Form and Documentation

As a general rule, contracts are obligatory in whatever form they may have been entered into, provided all essential requisites for validity are present. Oral contracts may therefore be valid and binding when the law does not require a particular form.

Form becomes decisive when the law requires it for validity, enforceability, proof, effectiveness against third persons, or registration. A public instrument may be necessary to bind third persons, register a real right, or comply with conveyancing requirements, even if the underlying agreement between the parties is otherwise valid.

The distinction between validity and enforceability is important. A contract may be valid because consent, object, and cause exist, but unenforceable in court until ratified or until the required evidentiary form is supplied. A contract may also be valid between the parties yet ineffective against third persons because the required public instrument, registration, or notice is absent.

Representation and Contracting for Another

No one may contract in the name of another without authority, legal representation, or a right conferred by law. A person who acts for another must stay within the authority given; otherwise, the supposed principal is not bound unless ratification occurs in the manner and time recognized by law.

A contract entered into in another's name without authority, or beyond the scope of authority, is generally unenforceable against the person represented unless that person ratifies it before revocation by the other contracting party. Ratification cleanses the defect of authority and makes the contract binding as though authority had existed from the start, subject to rights already vested in third persons.

Authority may be express or implied from acts, conduct, business practice, or the nature of the position held, but apparent authority cannot be lightly inferred from the declarations of the supposed agent alone. The focus is on the principal's manifestations and the reasonable reliance they induce.

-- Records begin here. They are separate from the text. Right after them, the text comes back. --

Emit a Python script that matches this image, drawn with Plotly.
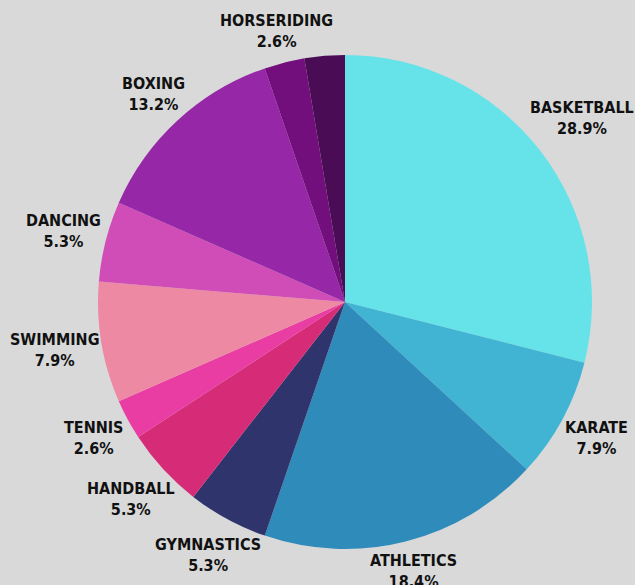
import math
import plotly.graph_objects as go

# Sports and the number of people choosing each one
sports = ["BASKETBALL", "KARATE", "ATHLETICS", "GYMNASTICS", "HANDBALL",
          "TENNIS", "SWIMMING", "DANCING", "BOXING", "HORSERIDING", "OTHER"]
counts = [11, 3, 7, 2, 2, 1, 3, 2, 5, 1, 1]
colors = ["#66E3E8", "#41B4D4", "#2E8BBA", "#2F346C", "#D62B77",
          "#EA3DA4", "#EE89A4", "#D04DB8", "#9627A6", "#730F7C", "#4A0D55"]
# the last slice carries no label
show_label = [True] * 10 + [False]

W, H = 635, 585
margin = dict(l=98, r=43, t=55, b=36)
plot_w = W - margin["l"] - margin["r"]
plot_h = H - margin["t"] - margin["b"]

FONT = dict(family="DejaVu Sans Condensed, DejaVu Sans, sans-serif",
            size=16, color="#111111", weight="bold")

fig = go.Figure(go.Pie(
    labels=sports,
    values=counts,
    marker=dict(colors=colors, line=dict(width=0)),
    sort=False,
    direction="clockwise",
    rotation=0,
    textinfo="none",
    hoverinfo="label+percent",
    showlegend=False,
))

# Outside labels: placed beyond the rim along each slice's mid-angle,
# pushed out by the half-extent of the text block in that direction.
total = sum(counts)
cx, cy = margin["l"] + plot_w / 2, margin["t"] + plot_h / 2
radius = min(plot_w, plot_h) / 2
gap, char_w, half_h = 8, 9.5, 12
cum = 0
for name, n, show in zip(sports, counts, show_label):
    mid = (cum + n / 2) / total * 2 * math.pi
    cum += n
    if not show:
        continue
    pct = 100 * n / total
    s, c = math.sin(mid), math.cos(mid)
    half_w = len(name) * char_w / 2
    dist = radius + gap + half_w * abs(s) + half_h * abs(c)
    px, py = cx + dist * s, cy - dist * c
    fig.add_annotation(
        x=(px - margin["l"]) / plot_w,
        y=(H - margin["b"] - py) / plot_h,
        xref="paper", yref="paper",
        text=f"{name}<br>{pct:.1f}%",
        showarrow=False,
        xanchor="center", yanchor="middle",
        align="center",
        font=FONT,
    )

fig.update_layout(
    width=W, height=H,
    margin=margin,
    paper_bgcolor="#D9D9D9",
    plot_bgcolor="#D9D9D9",
)

fig.write_html("out.html")
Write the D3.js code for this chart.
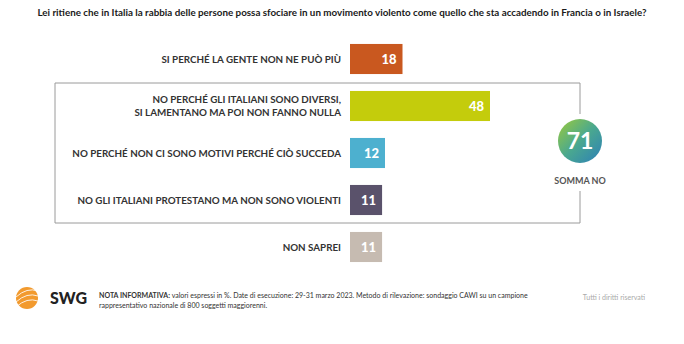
<!DOCTYPE html>
<html><head><meta charset="utf-8">
<script src="https://cdn.jsdelivr.net/npm/d3@7"></script>
<style>body{margin:0;background:#fff;} svg{display:block;}</style>
</head><body>
<svg id="c" width="684" height="344"></svg>
<script>
const title = "Lei ritiene che in Italia la rabbia delle persone possa sfociare in un movimento violento come quello che sta accadendo in Francia o in Israele?";
const categories = [
  ["SI PERCHÉ LA GENTE NON NE PUÒ PIÙ"],
  ["NO PERCHÉ GLI ITALIANI SONO DIVERSI,", "SI LAMENTANO MA POI NON FANNO NULLA"],
  ["NO PERCHÉ NON CI SONO MOTIVI PERCHÉ CIÒ SUCCEDA"],
  ["NO GLI ITALIANI PROTESTANO MA NON SONO VIOLENTI"],
  ["NON SAPREI"]
];
const values = [18, 48, 12, 11, 11];
const colors = ["#C9581F", "#C4CC0C", "#4DB0CF", "#5A526B", "#C6BBB1"];
const sommaNo = 71;
const sommaLabel = "SOMMA NO";
const notaBold = "NOTA INFORMATIVA:";
const notaLine1 = " valori espressi in %. Date di esecuzione: 29-31 marzo 2023. Metodo di rilevazione: sondaggio CAWI su un campione";
const notaLine2 = "rappresentativo nazionale di 800 soggetti maggiorenni.";
const rights = "Tutti i diritti riservati";

const svg = d3.select("#c");
const font = "Lato, 'Open Sans', sans-serif";

const defs = svg.append("defs");
const g = defs.append("linearGradient").attr("id","grad").attr("x1","0%").attr("y1","0%").attr("x2","100%").attr("y2","100%");
g.append("stop").attr("offset","0%").attr("stop-color","#9CCB3B");
g.append("stop").attr("offset","50%").attr("stop-color","#4AA88F");
g.append("stop").attr("offset","100%").attr("stop-color","#2C7FB8");

function fit(sel, target, base) {
  const w = sel.node().getComputedTextLength();
  sel.attr("font-size", base * target / w);
  return base * target / w;
}

const t = svg.append("text").attr("x", 342).attr("y", 16).attr("text-anchor","middle")
  .attr("font-family", font).attr("font-weight","bold").attr("font-size", 10).attr("fill","#1a1a1a")
  .text(title);
fit(t, 610, 10);

const x = d3.scaleLinear().domain([0, 48]).range([350, 490]);
const y = d3.scaleBand().domain(d3.range(values.length)).range([35.5, 270.5]).paddingInner(0.36).paddingOuter(0.18);

const boxTop = 83, boxBottom = 223, boxLeft = 55, boxRight = 580;
const cx = 580, cy = 141, r = 22;
svg.append("path").attr("stroke","#9a9a9a").attr("stroke-width",1).attr("fill","none")
  .attr("d", `M${boxRight},${cy - r - 5} V${boxTop} H${boxLeft} V${boxBottom} H${boxRight} V${191}`);

const rows = svg.append("g").selectAll("g").data(values).join("g");
rows.append("rect")
  .attr("x", x(0)).attr("y", (d,i)=>y(i)).attr("width", d=>x(d)-x(0)).attr("height", y.bandwidth())
  .attr("fill", (d,i)=>colors[i]);
rows.append("text")
  .attr("x", d=>x(d)-6).attr("y", (d,i)=>y(i)+y.bandwidth()/2+5)
  .attr("text-anchor","end").attr("font-family", font).attr("font-weight","900").attr("font-size", 13)
  .attr("fill","#fff").text(d=>d);
rows.append("text")
  .attr("x", 341).attr("text-anchor","end").attr("font-family", font).attr("font-weight","bold")
  .attr("font-size", 9.8).attr("fill","#333")
  .each(function(d,i){
    const lines = categories[i];
    const c = y(i)+y.bandwidth()/2;
    const start = c - (lines.length-1)*6.5 + 3.5;
    d3.select(this).selectAll("tspan").data(lines).join("tspan")
      .attr("x", 341).attr("y", (l,j)=>start + j*13).text(l=>l);
  });

svg.append("circle").attr("cx", cx).attr("cy", cy).attr("r", r).attr("fill","url(#grad)");
svg.append("text").attr("x", cx).attr("y", cy+8).attr("text-anchor","middle")
  .attr("font-family", font).attr("font-weight","bold").attr("font-size", 23).attr("fill","#fff").text(sommaNo);
svg.append("text").attr("x", cx).attr("y", 184).attr("text-anchor","middle")
  .attr("font-family", font).attr("font-weight","bold").attr("font-size", 9).attr("fill","#555").text(sommaLabel);

const logo = svg.append("g");
logo.append("circle").attr("cx", 27).attr("cy", 298).attr("r", 11).attr("fill","#F29A2E");
[ -5, 0, 5 ].forEach(o=>{
  logo.append("path").attr("d", `M${16},${298+o+4} Q27,${298+o-6} 38,${298+o-2}`)
    .attr("stroke","#fff").attr("stroke-width",1).attr("fill","none").attr("opacity",0.85);
});
svg.append("text").attr("x", 50).attr("y", 304).attr("font-family", font).attr("font-weight","900")
  .attr("font-size", 16).attr("fill","#222").text("SWG");

const nota = svg.append("text").attr("x", 99).attr("y", 298).attr("font-family", font).attr("font-size", 7).attr("fill","#333");
nota.append("tspan").attr("font-weight","bold").text(notaBold);
nota.append("tspan").text(notaLine1);
const nfs = fit(nota, 430, 7);
svg.append("text").attr("x", 99).attr("y", 308).attr("font-family", font).attr("font-size", nfs).attr("fill","#333").text(notaLine2);
svg.append("text").attr("x", 645).attr("y", 300).attr("text-anchor","end").attr("font-family", font)
  .attr("font-size", nfs).attr("fill","#aaa").text(rights);
</script>
</body></html>
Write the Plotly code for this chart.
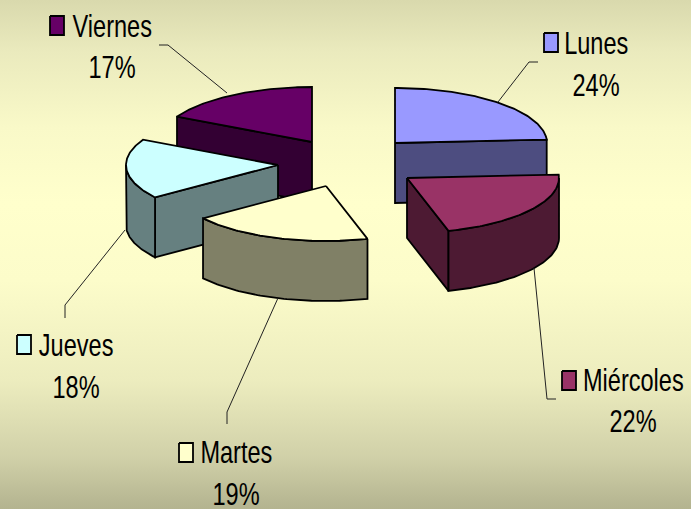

General Provisions in Relation to Validity and Inefficacy

The general provisions on contracts supply the foundation for later rules on essential requisites, form, reformation, interpretation, rescission, voidable contracts, unenforceable contracts, and void or inexistent contracts. They explain when a contractual relation arises, whom it binds, how far private autonomy extends, and when third persons may be affected.

A contract may be valid, voidable, rescissible, unenforceable, void, or inexistent depending on the defect involved. Defects in consent commonly produce voidability. Economic prejudice or fraud against creditors may produce rescission. Lack of authority, certain Statute of Frauds concerns, or incapacity in particular combinations may produce unenforceability. Illegality, impossibility, or absence of essential requisites may produce voidness or inexistence.

These categories matter because they carry different effects. A valid contract is enforceable according to its terms. A voidable contract binds until annulled. A rescissible contract remains valid until rescinded. An unenforceable contract cannot be sued upon unless ratified or otherwise saved. A void or inexistent contract produces no legal effect as a contract and generally cannot be ratified.

Interpretive Role of General Contract Principles

When the text of a contract is clear and lawful, it governs. When ambiguity exists, the contract is read as a whole, giving effect to all provisions if possible and interpreting terms according to the parties' evident intent, the nature of the transaction, contemporaneous and subsequent acts, usage, and good faith.

General provisions prevent both excessive literalism and judicial rewriting. Courts enforce the bargain the parties made, not a better bargain one party later wishes it had made. At the same time, courts will not allow contractual language to become an instrument for fraud, oppression, illegality, or evasion of mandatory law.

The practical function of the general provisions is to preserve the balance between private ordering and legal control. Private persons may create binding legal relations through consent, but the law determines the requisites, limits, effects, transmissibility, third-party consequences, and remedies attached to those relations.